A diamond is now in the ruff. I’ll be ‘-innie the pooh’ tomorrow to stay out of the dog house, so she won’t think I lost it at a cat house. That is Bull-winkle beside a herd of meese. Dr. Pepper was sitting on the coffee table, so I psyched the couch into shrinking my mind and unwound, where ‘finger lickin good’ chicken scented fingers dangled. A passing canine removed it in a single lap as smooth as a talented pick-pocket, swallowing the canary like a grinning teen with a tongue ring. A meal of gold in a thin circle that I hope cycles and comes through the back door sooner than later, when I will then become the retriever.
Just so your perfectly clear on the poem above; My dog ate, swallowed a diamond ring and yep, we had to recover it. Shit happens! And, yes, I wrote a poem about it, back when it all went down.

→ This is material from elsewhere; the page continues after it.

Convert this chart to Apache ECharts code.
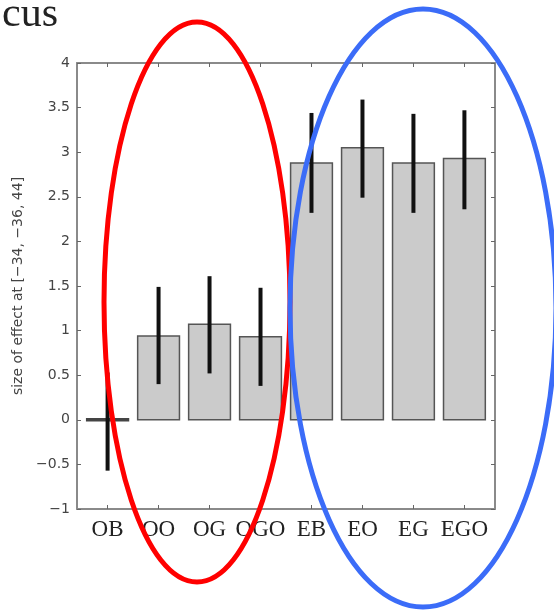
<!DOCTYPE html>
<html>
<head>
<meta charset="utf-8">
<script src="https://cdn.jsdelivr.net/npm/echarts@6/dist/echarts.min.js"></script>
<style>
  html, body { margin: 0; padding: 0; background: #fff; }
  #chart { width: 554px; height: 611px; }
</style>
</head>
<body>
<div id="chart"></div>
<script>
var categories = ['OB', 'OO', 'OG', 'OGO', 'EB', 'EO', 'EG', 'EGO'];
var means = [-0.01, 0.94, 1.07, 0.93, 2.88, 3.05, 2.88, 2.93];
var errLow = [-0.57, 0.40, 0.52, 0.38, 2.32, 2.49, 2.32, 2.36];
var errHigh = [0.53, 1.49, 1.61, 1.48, 3.44, 3.59, 3.43, 3.47];
var yTicks = { min: -1, max: 4, interval: 0.5 };

var chartDom = document.getElementById('chart');
var myChart = echarts.init(chartDom);
var option;

var positions = categories.map(function (c, i) { return i + 1; });
var rows = categories.map(function (c, i) {
    return [i + 1, means[i], errLow[i], errHigh[i]];
});

function renderBar(params, api) {
    var x = api.value(0);
    var v = api.value(1);
    var half = 0.41;
    var p0 = api.coord([x - half, 0]);
    var p1 = api.coord([x + half, v]);
    var lo = api.coord([x, api.value(2)]);
    var hi = api.coord([x, api.value(3)]);
    var h = Math.abs(p1[1] - p0[1]);
    var flat = h < 3;
    return {
        type: 'group',
        children: [
            {
                type: 'rect',
                shape: {
                    x: p0[0],
                    y: flat ? p0[1] - 1 : Math.min(p0[1], p1[1]),
                    width: p1[0] - p0[0],
                    height: flat ? 2 : h
                },
                style: { fill: flat ? '#444' : '#cbcbcb', stroke: flat ? '#444' : '#555', lineWidth: 1.5 }
            },
            {
                type: 'line',
                shape: { x1: lo[0], y1: lo[1], x2: hi[0], y2: hi[1] },
                style: { stroke: '#111', lineWidth: 4 }
            }
        ]
    };
}

var frameColor = '#8a8a8a';

option = {
    animation: false,
    grid: { left: 77, right: 59, top: 63, bottom: 102 },
    xAxis: [
        {
            type: 'value',
            min: 0.4,
            max: 8.6,
            position: 'bottom',
            splitLine: { show: false },
            axisLine: { onZero: false, lineStyle: { color: frameColor, width: 2 } },
            axisTick: { inside: true, length: 4, customValues: positions, lineStyle: { color: '#666' } },
            axisLabel: {
                customValues: positions,
                margin: 9,
                fontFamily: 'Liberation Serif',
                fontSize: 23,
                color: '#222',
                formatter: function (v) { return categories[Math.round(v) - 1]; }
            }
        },
        {
            type: 'value',
            min: 0.4,
            max: 8.6,
            position: 'top',
            splitLine: { show: false },
            axisLine: { onZero: false, lineStyle: { color: frameColor, width: 2 } },
            axisTick: { inside: true, length: 4, customValues: positions, lineStyle: { color: '#666' } },
            axisLabel: { show: false }
        }
    ],
    yAxis: [
        {
            type: 'value',
            min: yTicks.min,
            max: yTicks.max,
            interval: yTicks.interval,
            name: 'size of effect at [\u221234, \u221236, 44]',
            nameLocation: 'middle',
            nameGap: 47,
            nameTextStyle: { fontFamily: 'DejaVu Sans', fontSize: 14, color: '#444' },
            splitLine: { show: false },
            axisLine: { onZero: false, lineStyle: { color: frameColor, width: 2 } },
            axisTick: { inside: true, length: 4, lineStyle: { color: '#666' } },
            axisLabel: {
                fontFamily: 'DejaVu Sans',
                fontSize: 14,
                color: '#444',
                margin: 7,
                formatter: function (v) { return String(v).replace('-', '\u2212'); }
            }
        },
        {
            type: 'value',
            min: yTicks.min,
            max: yTicks.max,
            interval: yTicks.interval,
            position: 'right',
            splitLine: { show: false },
            axisLine: { onZero: false, lineStyle: { color: frameColor, width: 2 } },
            axisTick: { inside: true, length: 4, lineStyle: { color: '#666' } },
            axisLabel: { show: false }
        }
    ],
    graphic: [
        {
            type: 'text',
            left: 2,
            top: -6,
            style: { text: 'cus', font: '42px "Liberation Serif"', fill: '#222' }
        },
        {
            type: 'ellipse',
            shape: { cx: 197, cy: 302, rx: 93, ry: 280 },
            style: { fill: 'none', stroke: '#ff0000', lineWidth: 5 },
            z: 100
        },
        {
            type: 'ellipse',
            shape: { cx: 423, cy: 308, rx: 133, ry: 299 },
            style: { fill: 'none', stroke: '#3b6cf8', lineWidth: 5 },
            z: 100
        }
    ],
    series: [
        {
            type: 'custom',
            xAxisIndex: 0,
            yAxisIndex: 0,
            renderItem: renderBar,
            encode: { x: 0, y: [1, 2, 3] },
            data: rows,
            clip: false
        }
    ]
};

option && myChart.setOption(option);
</script>
</body>
</html>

What do you do if a dog swallows your pen?
Use a pencil instead.
What’s worse than raining cats and dogs?
Why don’t dogs make good dancers?
Because they have two left feet.
I like driving around with my two dogs, especially on the freeways. I make them wear little hats so I can use the car-pool lanes.
Heaven goes by favor; if it went by merit, you would stay out and your dog would go in.
When a man’s dog turns against him it is time for a wife to pack her trunk and go home to mama.